The Curriculum Research Foundation and various subject associations have raised concerns in recent years about declining engagement with extended writing and analytical tasks among secondary pupils. Whether this is attributable primarily to changes in media consumption habits, to curriculum pressures, or to broader socioeconomic factors remains genuinely contested. But the correlation between the rise of short-form media and declining comfort with argumentative complexity is difficult to dismiss entirely.
Debate educators and those who advocate for structured argumentation in schools — a cause this publication has examined in previous issues — frequently report that the greater challenge is no longer teaching students the formal architecture of an argument. It is sustaining their engagement with that architecture long enough for it to become a practised habit rather than a classroom exercise. In an environment where every competing platform is engineered for immediacy, the deliberate slowness of evidence-gathering and counter-argument construction can feel, to young people in particular, almost counterintuitive.
Is Complex Argument Simply Adapting, or Is It Retreating?
It would be intellectually dishonest to present this picture without acknowledging the counter-arguments. Some scholars of media and communication suggest that the attention economy critique is overstated — that long-form journalism, podcasting, and documentary content have all found substantial and growing audiences in Britain, suggesting that appetite for depth has not evaporated but has simply redistributed itself across platforms.
The success of outlets such as The Rest Is Politics podcast, or the sustained readership of publications committed to extended analysis, does indicate that a meaningful portion of the British public retains both the appetite and the capacity for complex argument. The concern, however, is one of proportion and access. If substantive reasoning becomes the preserve of already-engaged, typically higher-educated audiences, while the majority of the population receives its political and social information through formats structurally hostile to nuance, then the quality of democratic participation becomes stratified in ways that carry significant civic risk.
There is also the question of what happens to the arguments themselves when they must be compressed. Simplification is not inherently dishonest, but it creates conditions in which important qualifications are routinely dropped, uncertainty is disguised as certainty, and the legitimate complexity of policy questions is flattened into binary choices. British political culture, already prone to adversarial framing, may find that tendency amplified rather than corrected by a media environment that rewards contrast over calibration.

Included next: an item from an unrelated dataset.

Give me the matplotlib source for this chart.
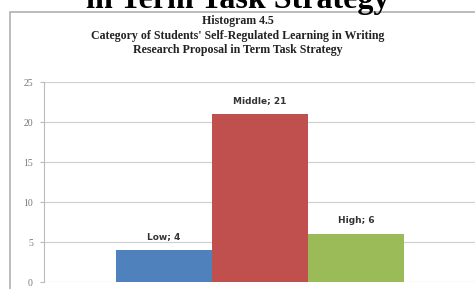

Towards a More Argument-Literate Public Sphere
The debate over attention and argument ultimately raises a question that sits at the heart of democratic theory: what conditions are necessary for a public to engage meaningfully with the decisions made in its name? If those conditions include a baseline capacity for sustained, evidence-sensitive reasoning, then the structural pressures currently bearing down on that capacity deserve to be treated as a matter of public concern rather than merely an educational or cultural footnote.
For students and educators engaging with this debate, the productive questions are not simply descriptive — is attention declining? — but normative and practical. What obligations do media platforms bear towards the quality of public argument? Should media literacy education in British schools explicitly address the mechanics of the attention economy? And how might institutions committed to evidence-based reasoning — universities, public broadcasters, parliamentary bodies — adapt their communication without capitulating to the very dynamics they ought to be challenging?
These are not easy questions, and they do not admit of tidy answers. But the willingness to sit with their difficulty, to resist the pull of the simple verdict, may itself be the most important argumentative habit a democracy can cultivate.